Due in part to these variables, not all TBIs result in a medical paper trail. Doctors treating people with serious wounds might miss diagnosing a brain injury, and hospitals do not always code for every presenting condition. Also, many people who suffer a head injury, especially a milder one, such as a concussion, might not seek medical attention at all.

Researchers have started using detailed interviews with prisoners to get a better sense of how many have suffered from a brain injury. In a recent South Carolina survey of 636 prisoners, some 65 percent of males and 73 percent of females reported having sustained TBIs at some point in their lives. Injury counts are likely underestimated. Many people, for example, are unaware of injuries that they might have sustained when they were babies or young children. And even adulthood injuries were not entirely clear to prisoners. "They were told they had their bell rung—they got knocked out," says Rebecca Desrocher, assistant program director at the U.S. Department of Health and Human Services's Federal Traumatic Brain Injury Program.

The very nature of brain injuries can also make tracking them—and figuring out how many an individual might have suffered—especially difficult.
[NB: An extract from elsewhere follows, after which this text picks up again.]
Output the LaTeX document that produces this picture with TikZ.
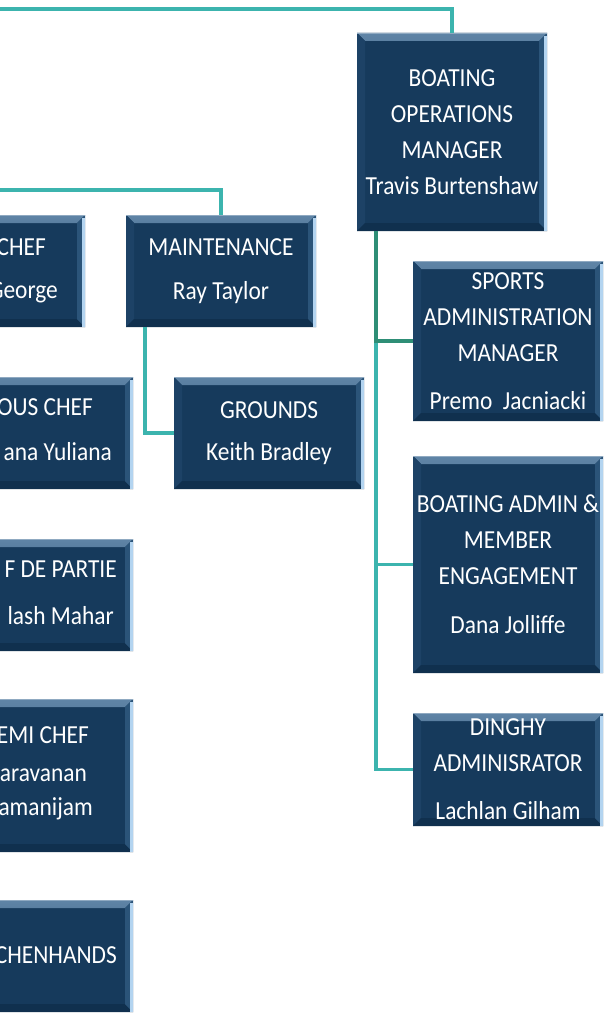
\documentclass[tikz,border=0pt]{standalone}
\usepackage{fontspec}
\newfontfamily\boxfontfam[FakeStretch=0.9]{Carlito}
\definecolor{boxnavy}{HTML}{163A5C}
\definecolor{bevtop}{HTML}{5F84A6}
\definecolor{bevleft}{HTML}{1D4266}
\definecolor{bevbot}{HTML}{10304E}
\definecolor{bevright}{HTML}{2B5479}
\definecolor{bevedge}{HTML}{B3D4F0}
\definecolor{connteal}{HTML}{3CB4AE}
\definecolor{conngreen}{HTML}{2E8E76}
\tikzset{
  orgbox/.style={rectangle, fill=boxnavy, minimum width=190pt, minimum height=#1,
    inner sep=0pt, outer sep=0pt, text=white, align=center,
    font=\boxfontfam\fontsize{26}{36}\selectfont,
    path picture={
      \fill[top color=bevtop, bottom color=boxnavy]
        (path picture bounding box.north west) -- (path picture bounding box.north east)
        -- ([shift={(-8pt,-8pt)}]path picture bounding box.north east)
        -- ([shift={(8pt,-8pt)}]path picture bounding box.north west) -- cycle;
      \fill[bevleft]
        (path picture bounding box.north west) -- ([shift={(8pt,-8pt)}]path picture bounding box.north west)
        -- ([shift={(8pt,8pt)}]path picture bounding box.south west)
        -- (path picture bounding box.south west) -- cycle;
      \fill[bevbot]
        (path picture bounding box.south west) -- ([shift={(8pt,8pt)}]path picture bounding box.south west)
        -- ([shift={(-8pt,8pt)}]path picture bounding box.south east)
        -- (path picture bounding box.south east) -- cycle;
      \fill[bevright]
        (path picture bounding box.north east) -- ([shift={(-8pt,-8pt)}]path picture bounding box.north east)
        -- ([shift={(-8pt,8pt)}]path picture bounding box.south east)
        -- (path picture bounding box.south east) -- cycle;
      \fill[bevedge] ([shift={(-3pt,-3pt)}]path picture bounding box.north east) rectangle (path picture bounding box.south east);
      \fill[bevtop!70!white] (path picture bounding box.north west) rectangle ([yshift=-1pt]path picture bounding box.north east);
    }},
  orgbox/.default=112pt,
  frag/.style={anchor=base east, inner sep=0pt, text=white, font=\boxfontfam\fontsize{26}{36}\selectfont},
  conn/.style={draw=connteal, line width=3.2pt},
  conng/.style={draw=conngreen, line width=3.2pt}
}
\begin{document}
\begin{tikzpicture}[x=1pt,y=-1pt]
\useasboundingbox (0,0) rectangle (603,1014);
\clip (0,0) rectangle (603,1014);
\fill[white] (0,0) rectangle (603,1014);

% right-hand branch
\node[orgbox=198pt] (ops) at (452,132) {BOATING\\OPERATIONS\\MANAGER\\Travis Burtenshaw};
\node[orgbox=160pt] (sports) at (508,341) {SPORTS\\ADMINISTRATION\\MANAGER\\[12pt]Premo\ \ Jacniacki};
\node[orgbox=217pt] (badmin) at (508,564.5) {BOATING ADMIN \&\\MEMBER\\ENGAGEMENT\\[13pt]Dana Jolliffe};
\node[orgbox=113pt] (dinghy) at (508,769.5) {DINGHY\\ADMINISRATOR\\[12pt]Lachlan Gilham};

% middle
\node[orgbox] (maint) at (221,271) {MAINTENANCE\\[8pt]Ray Taylor};
\node[orgbox] (grounds) at (269,433) {GROUNDS\\[6pt]Keith Bradley};

% left column (cut by the page edge)
\node[orgbox] (chef) at (-10,271) {};
\node[orgbox] (sous) at (38,433) {};
\node[orgbox] (partie) at (38,595) {};
\node[orgbox=153pt] (demi) at (38,775.5) {};
\node[orgbox] (kitchen) at (38,956) {};

\node[frag] (t1) at (46,255) {CHEF};
\node[frag] (t2) at (58,298) {George};
\node[frag] (t3) at (93,415) {OUS CHEF};
\node[frag] (t4) at (112,460) {ana Yuliana};
\node[frag] (t5) at (117,577) {F DE PARTIE};
\node[frag] (t6) at (114,624) {lash Mahar};
\node[frag] (t7) at (89,743) {EMI CHEF};
\node[frag] (t8) at (87,781) {aravanan};
\node[frag] (t9) at (93,815) {amanijam};
\node[frag] (t10) at (117,963) {CHENHANDS};

% connectors
\coordinate (topleft) at (-10,9);
\coordinate (midleft) at (-10,190);
\coordinate (trunk) at ([xshift=-76pt]ops.south);
\coordinate (mtrunk) at ([xshift=-76pt]maint.south);
\draw[conn] (topleft) -| (ops.north);
\draw[conn] (midleft) -| (maint.north);
\draw[conn] (mtrunk) |- (grounds.west);
\draw[conn] (trunk |- sports.west) |- (dinghy.west);
\draw[conn] (trunk |- badmin.west) -- (badmin.west);
\draw[conng] (trunk) |- (sports.west);
\end{tikzpicture}
\end{document}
As Pickelsimer points out, "after you've had some, you don't remember them as clearly." These injuries are additive, with each assault to the brain compounding damage from the previous ones. The average reported number of TBIs for an individual prisoner was about four, Pickelsimer says. And some reported up to a dozen.

Through these interviews, Pickelsimer says, another thing became clear: prisoners were often not aware that a single event—or a series of them—could be making it harder for them to earn a ticket out of jail, or avoid being sent back in the future.